The one of the four SAW filters 43a to 43d, to which the pulse signal is provided via the switching unit 42, performs chirp modulation on the pulse signal.

The first to fourth SAW filters 43a to 43d are implemented as shown in (b) of FIG. 5, and output signals having different frequency characteristics as shown in FIG. 5 (c) when receiving a pulse signal as shown in FIG. 5(a).

The first SAW filter 43a outputs only a frequency signal having the low frequency f0 among frequency signals included in the input pulse signal during the pulse period “τ”. The second SAW filter 43b outputs a down-chirp signal whose frequency varies from the low frequency f0 to the high frequency f1 with time in the input pulse period “τ”. The third SAW filter 43c outputs an up-chirp signal whose frequency varies from the high frequency f1 to the low frequency f0 with time in the input pulse period “τ”. The fourth SAW filter 43d outputs only a frequency signal having the high frequency f1 during the pulse period “τ”.

The signals output from the first to fourth SAW filters 43a to 43d of the SAW filter array 43 are transmitted through the antenna after being amplified by the power amplifier 44.

The four two-bit states of the transmission data input to the controller 41 correspond respectively to four analog signals output from the four SAW filters 43a to 43d of the SAW filter array 43 as shown in FIG. 5.

In the example of FIG. 5, the first two-bit state “00” is set to correspond to an analog frequency signal having the low frequency f0, the second two-bit state “01” is set to correspond to an down-chirp signal whose frequency varies from the low frequency f0 to the high frequency f1 (f0→f1), the third two-bit state “01” is set to correspond to an up-chirp signal whose frequency varies from the high frequency f1 to the low frequency f0 (f1→f0), and the fourth two-bit state “11” is set to correspond to an analog frequency signal having the high frequency f1. If two bits of transmission data are input to the controller 41, the controller 41 and the switching unit 42 operate to allow the SAW filter array 43 to output an analog signal corresponding to the two-bit state of the transmission data.

When receiving a signal transmitted from the data transmission device according to the present invention, the receiving side can recover the original data bit stream from the received signal, provided that the relationship between the data bit states and the frequency signal types is known to the receiving side. Since the frequency of the wireless signal transmitted from the data transmission device according to the present invention varies depending on the bit state of data carried by the wireless signal, the receiving side can recover the original data bit stream simply using the existing FM demodulator without requiring a specially designed receiver unit.

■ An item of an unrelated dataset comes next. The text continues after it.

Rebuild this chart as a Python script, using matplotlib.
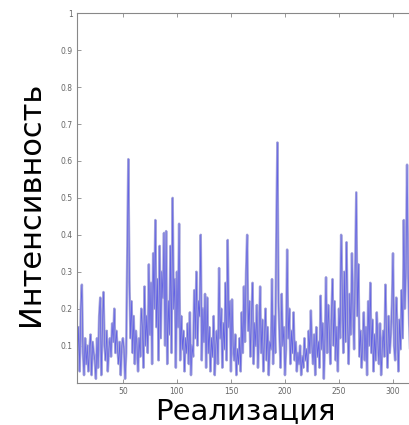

In addition, the present invention can reduce power consumption in the transmitting side by replacing active elements such as mixers or PLLs with the SAW filters, and can also simplify the configuration of the transmitting side by converting transmission data directly to a wireless transmission signal without using a digital modem or a digital to analog converter.

As apparent from the above description, the present invention provides a data transmission device using Surface Acoustic Wave (SAW) filters that have the following advantages. It is possible to reduce the number of active elements used in the transmitting side in wireless communication equipment for data communication through wireless signals, thereby significantly reducing power consumption in the transmitting side. This allows design of low power communication equipment. Since the data transmission device according to the present invention implements Frequency Modulation (FM) using only the SAW filters rather than active elements, the receiving side can demodulate a wireless signal transmitted from the transmitting side into a data stream using a general FM demodulator, thereby increasing the flexibility in designing communication equipment.

Although the preferred embodiments of the present invention have been disclosed for illustrative purposes, those skilled in the art will appreciate that various modifications, additions and substitutions are possible, without departing from the scope and spirit of the invention as disclosed in the accompanying claims.

Claims

1. A data transmission device using. Surface Acoustic Wave (SAW) filters, the device comprising: a controller for receiving transmission data, checking a state of every two bits of the transmission data, and controlling an input path of a pulse signal according to the checked two-bit state; a switching unit including a plurality of selective output terminals and performing a switching operation under control of the controller to output the pulse signal to one of the plurality of selective output terminals; and a SAW filter array including a plurality of SAW filters receiving pulse signals respectively from the selective output terminals of the switching unit and demodulating the received pulse signals respectively into analog signals having different frequency characteristics, thereby outputting analog signals corresponding respectively to four two-bit states of the transmission data.

2. The data transmission device according to claim 1, wherein the SAW filter array comprises: a first SAW filter for receiving a pulse signal via the switching unit and outputting a signal having a low frequency from among frequency signals included in the received pulse signal; a second SAW filter for receiving a pulse signal via the switching unit and outputting a frequency-shifted signal whose frequency varies from the low frequency to a high frequency with time, the low and high frequencies included in a frequency band of frequency signals included in the received pulse signal; a third SAW filter for receiving a pulse signal via the switching unit and outputting a frequency-shifted signal whose frequency varies from the high frequency to the low frequency with time; and a fourth SAW filter for receiving a pulse signal via the switching unit and outputting a signal having the high frequency from among frequency signals included in the received pulse signal.

3. The data transmission device according to claim 1, wherein the pulse signal input to the SAW filter array is a pulse signal whose amplitude is kept constant during a pulse period of the pulse signal.

4. The data transmission device according to claim 1, wherein the pulse signal is generated at intervals of a predetermined period.

5. The data transmission device according to claim 1, wherein the controller controls the switching operation according to a two-bit state of transmission data received according to a period of the pulse signal.

6. The data transmission device according to claim 1, further comprising a power amplifier for amplifying power of a frequency signal output from the SAW filter array and outputting the amplified signal through an antenna.

7. The data transmission device according to claim 2, wherein the second SAW filter is a down-chirp filter performing down-chirp modulation on a pulse signal.

8. The data transmission device according to claim 2, wherein the third SAW filter is an up-chirp filter performing up-chirp modulation on a pulse signal.

9. The data transmission device according to claim 3, wherein the SAW filter array outputs a frequency signal maintained during a period of a received pulse signal.